Мы считаем такое определение красоты, как она понималась в античности, очевиднейшим и простейшим. Если для этого нам понадобилось использовать неоплатоническую систему категорий, то это, в конце концов, и не так важно. Пусть мы станем считать, что дело тут не в неоплатонизме. От этого наше общее определение античной красоты, а значит, и вообще античной эстетики нисколько не изменится. И если использованные нами логические категории фактически были больше всего разработаны в неоплатонизме, то это вполне естественно, потому что античные неоплатоники в качестве своего определенного задания занимались только сводкой всех достижений античной философии.
ж) Все указанное выше мы считаем положительной стороной использования неоплатонизма для характеристики античной эстетики в целом. Но будет очень плохо, если мы только и ограничимся этим буквальным использованием неоплатонической эстетики. Ведь как никак неоплатонизм есть все же только конец античной эстетики, ее завершительная ступень. Поэтому указанными выше категориями неоплатонизма мы тоже должны пользоваться отнюдь не просто в их буквальном значении.

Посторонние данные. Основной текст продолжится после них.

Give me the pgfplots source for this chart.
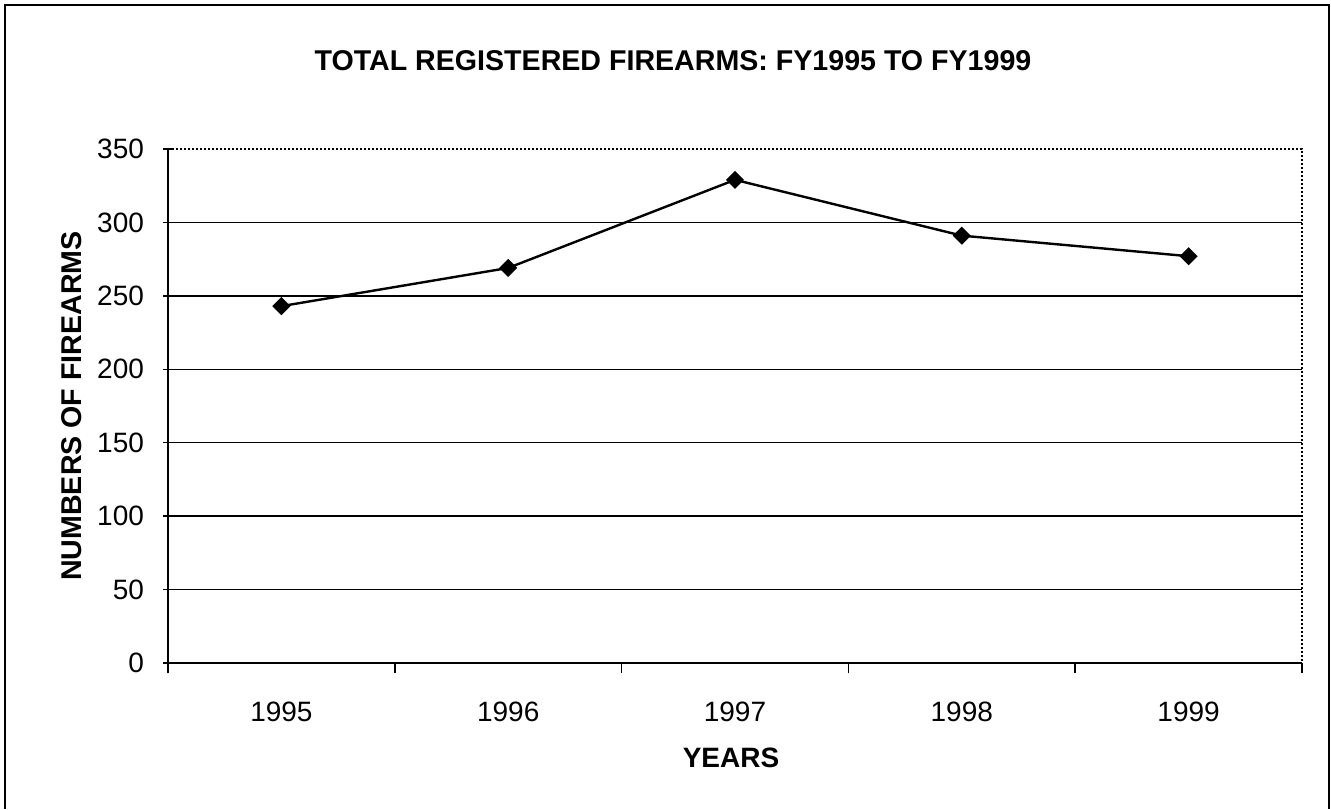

Все эти философско–эстетические категории неоплатонизма должны иметь для нас в данном случае не буквальное, но только методологическое, или методологически–регулятивное, значение. Другими словами, каждую из указанных основных категорий мы должны понимать как завершение тысячелетнего философского творчества античных мыслителей. А эта тысячелетняя история вскрывает множество всякого рода то более, то менее совершенных мыслительных попыток и даже множество всякого рода колебаний, уклонов, противоречий, которые иной раз представляются нам даже как некоторого рода неожиданность. Правда, такие, например, мыслители, как Прокл, очень часто в целях анализа той или другой эстетической категории используют, а иной раз даже и просто излагают обширное число своих предшественников по данному вопросу. Но само собой разумеется, что эти ссылки неоплатоников на своих предшественников никогда не могут нами приниматься без критики. Иной раз приходится весьма задумываться над тем, так ли нужно понимать того или иного предшественника Прокла, как это заявляет сам Прокл. Поэтому о буквальном и беспрекословном использовании философско–эстетических категорий неоплатонизма не может быть и речи. Неоплатонические комментаторы Платона и Аристотеля, можно сказать, прямо прославились своей тенденцией всюду находить своих предшественников в комментируемых ими более древних философах. С нашей стороны это требует самого острого критицизма. Поэтому, как ни важно использование неоплатонических категорий для конструкции общей картины античной эстетики, буквальное и некритическое использование этих категорий является безусловно ошибочным, и в таком сыром виде оно нами нигде не допускается. Это же самое мы должны сказать и о Гегеле, у которого тоже замечательно представлены характерные для античности системы эстетических категорий, но о буквальном использовании этой системы у нас не может быть и речи, поскольку все эти гегелевские категории еще должны получить у нас новую квалификацию в связи с изучаемой античной системой эстетической выразительности.